Tetchy Mutant Ninja Genius


A recent piece for the South China Morning Post's Rewind column.


WAS THAT SISTINE OR SEVENTEEN SIBYLS?
When I was a kid, my parents had an impressively hefty coffee table tome purporting to contain all the world’s artistic masterpieces. I would pore over it for hours, drinking in the visceral horrors of Brueghel the Elder, the chiaroscuro canvases of Rembrandt, the luminous Renaissance art of Titian, Raphael and Tintoretto, and the unequalled imagination of Leonardo da Vinci. But time and again I was drawn back to the stunning fold-outs of the Sistine Chapel ceiling by Michelangelo Buonarroti.

For something separates his art from the rest, and even though he considered himself a sculptor not a painter, his frescoes on the soaring vaulted arches of the Pope’s private chapel stand alone as perhaps the greatest single creative masterpiece the world has ever seen. What at first looks like a confusion of writhing flesh reveals itself to be a peerless tableau of human emotion, from the unsullied innocence of creation to the eternal agonies of the fall from grace.

AND GOD CREATED ADAM,
AFTER WATCHING ET
Watched by a profusion of prophets and sibyls and biblical notables, the central frescoes depict in Michelangelo’s inimitable style the travails of Noah, God dividing the light and dark, the heavens and the waters, the sun and the planets, and of course the most iconic image of all, God creating Adam, fingers outstretched, at once impassive and impassioned, white beard swirling like storm clouds, somehow seeing all the pain ahead for his beloved creation.

A far more flawed creation is Carol Reed’s The Agony and the Ecstasy, a sprawling epic starring Charlton Heston at his craggiest and grumpiest as a Michelangelo beset by dark nights of the soul and a rocky relationship with the bellicose Pope Julius II. Reed attempts to lay bare the creative process of a genius, and partly succeeds.

Heston’s tetchiness might partly be ascribed to the inch-long chunk of rebar he wedged up his hooter in an attempt to ape the Florentine’s famously twisted nose, broken by a jealous childhood rival. As many critics have noted, the film is as generous with the agony as it is mean with the ecstasy.
OVERARCHING
AMBITION 
 
The film spans the heyday of the Renaissance, perhaps the greatest flowering of creativity the world has ever seen.

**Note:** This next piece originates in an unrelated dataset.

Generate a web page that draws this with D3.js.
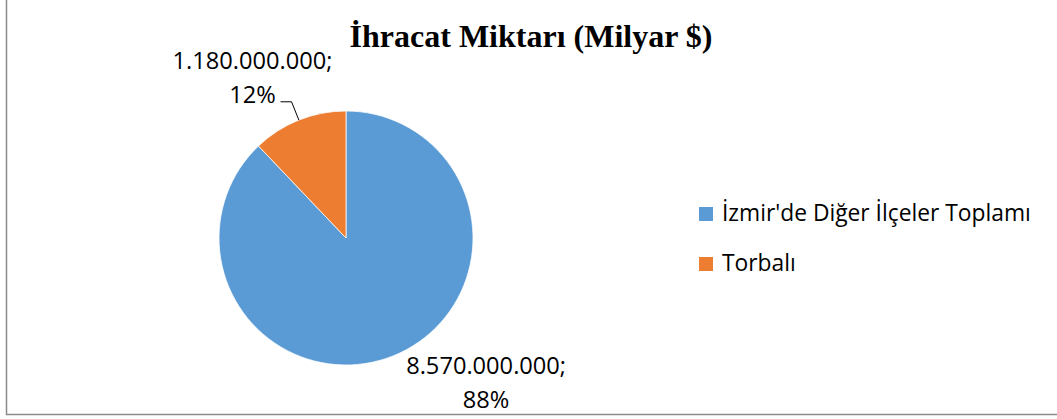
<!DOCTYPE html>
<html>
<head>
<meta charset="utf-8">
<script src="https://cdn.jsdelivr.net/npm/d3@7"></script>
<style>
  body { margin: 0; background: #fff; }
  svg { display: block; }
  .lbl { font-family: "Open Sans", Lato, sans-serif; fill: #000; }
</style>
</head>
<body>
<svg id="chart" width="1057" height="419"></svg>
<script>
// chart data
const categories = ["İzmir'de Diğer İlçeler Toplamı", "Torbalı"];
const values = [8570000000, 1180000000];
const valueLabels = ["8.570.000.000;", "1.180.000.000;"];
const percentLabels = ["88%", "12%"];
const colors = ["#5B9BD5", "#ED7D31"];

const width = 1057, height = 419;
const svg = d3.select("#chart");

// pick a font size so that a sample string is about as wide as in the picture
function fitSize(str, target, cls) {
    let t = svg.append("text").attr("class", cls).style("font-size", "20px").text(str);
    let w = t.node().getComputedTextLength();
    t.remove();
    return 20 * target / w;
}
const labelSize = fitSize(valueLabels[0], 160, "lbl");
const legendSize = fitSize(categories[0], 309, "lbl");

// chart frame (only left and bottom edges show in the picture)
svg.append("rect")
   .attr("x", 6.5).attr("y", -5)
   .attr("width", 1060).attr("height", 419.5)
   .attr("fill", "none")
   .attr("stroke", "#8a8a8a")
   .attr("stroke-width", 1.5);

// title
svg.append("text")
   .attr("x", 531).attr("y", 47)
   .attr("text-anchor", "middle")
   .style("font-family", "'Liberation Serif', 'Times New Roman', serif")
   .style("font-weight", "bold")
   .style("font-size", "32px")
   .text("İhracat Miktarı (Milyar $)");

const cx = 346, cy = 238, r = 127;
const pie = d3.pie().sort(null).value(d => d)(values);
const arc = d3.arc().innerRadius(0).outerRadius(r);

const g = svg.append("g").attr("transform", `translate(${cx},${cy})`);
g.selectAll("path")
 .data(pie)
 .enter()
 .append("path")
 .attr("d", arc)
 .attr("fill", (d, i) => colors[i])
 .attr("stroke", "#fff")
 .attr("stroke-width", 0.75);

// data labels
function midPoint(d, k) {
    let a = (d.startAngle + d.endAngle) / 2;
    return [Math.sin(a) * r * k, -Math.cos(a) * r * k];
}

// blue slice: label sits outside bottom-right, no leader line
let p0 = midPoint(pie[0], 1);
let lb = g.append("text").attr("class", "lbl")
          .attr("text-anchor", "middle")
          .style("font-size", labelSize + "px");
lb.append("tspan").attr("x", p0[0] + 93).attr("y", p0[1] + 18).text(valueLabels[0]);
lb.append("tspan").attr("x", p0[0] + 93).attr("y", p0[1] + 52).text(percentLabels[0]);

// orange slice: label top-left with leader line
let p1 = midPoint(pie[1], 1);
let e1 = midPoint(pie[1], 1.155);
g.append("polyline")
 .attr("points", [[e1[0] - 11, e1[1]], e1, p1].map(p => p.join(",")).join(" "))
 .attr("fill", "none")
 .attr("stroke", "#000")
 .attr("stroke-width", 1);
let lt = g.append("text").attr("class", "lbl")
          .attr("text-anchor", "middle")
          .style("font-size", labelSize + "px");
lt.append("tspan").attr("x", e1[0] - 39).attr("y", e1[1] - 33).text(valueLabels[1]);
lt.append("tspan").attr("x", e1[0] - 39).attr("y", e1[1] + 1).text(percentLabels[1]);

// legend
const legend = svg.append("g").attr("transform", "translate(699,207)");
const item = legend.selectAll("g")
    .data(categories)
    .enter()
    .append("g")
    .attr("transform", (d, i) => `translate(0,${i * 50})`);
item.append("rect")
    .attr("width", 14).attr("height", 14)
    .attr("fill", (d, i) => colors[i]);
item.append("text")
    .attr("class", "lbl")
    .attr("x", 23).attr("y", 14)
    .style("font-size", legendSize + "px")
    .text(d => d);
</script>
</body>
</html>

We meet Michelangelo’s rival Raphael, depicted here as an insipid figure waiting in the wings for the great man to fail, and some of the Medicis, the period’s great secular patrons.          
 
When his first attempt at the ceiling ends with him drunkenly destroying two apostles, Michelangelo disappears into the hills of Carrara to work with the marble miners. The Pope mounts a massive manhunt, and the artist flees higher into the mountains.

LOSING HIS TEMPERA 
It is here that the most powerful scene in the film takes place, one which should be laughably cheesy but somehow achieves a transcendent beauty. Stumbling out of a vaulted cave with swirling ceiling shapes which hint at the artist’s sinuous bodies, Michelangelo is confronted by an amazing cloud formation which we see form itself in his mind’s eye into God creating Adam. With the swelling score and some slick cinematography, we are transported for a moment onto the highest plane where genius dwells.
 
Alas, from there the film becomes a rather drawn out affair, all spilled paint pots and dodgy scaffolding and interminable rows with the Pope. After the scene with the clouds, the final ‘reveal’ of the ceiling is almost an anticlimax .
   
Creativity is an ephemeral and elusive thing. Most artists know it for the briefest of seasons. Michelangelo was blessed – and perhaps cursed – with a full live lived at the headiest heights. This film affords the briefest glimpse of his genius, and for that we can be grateful.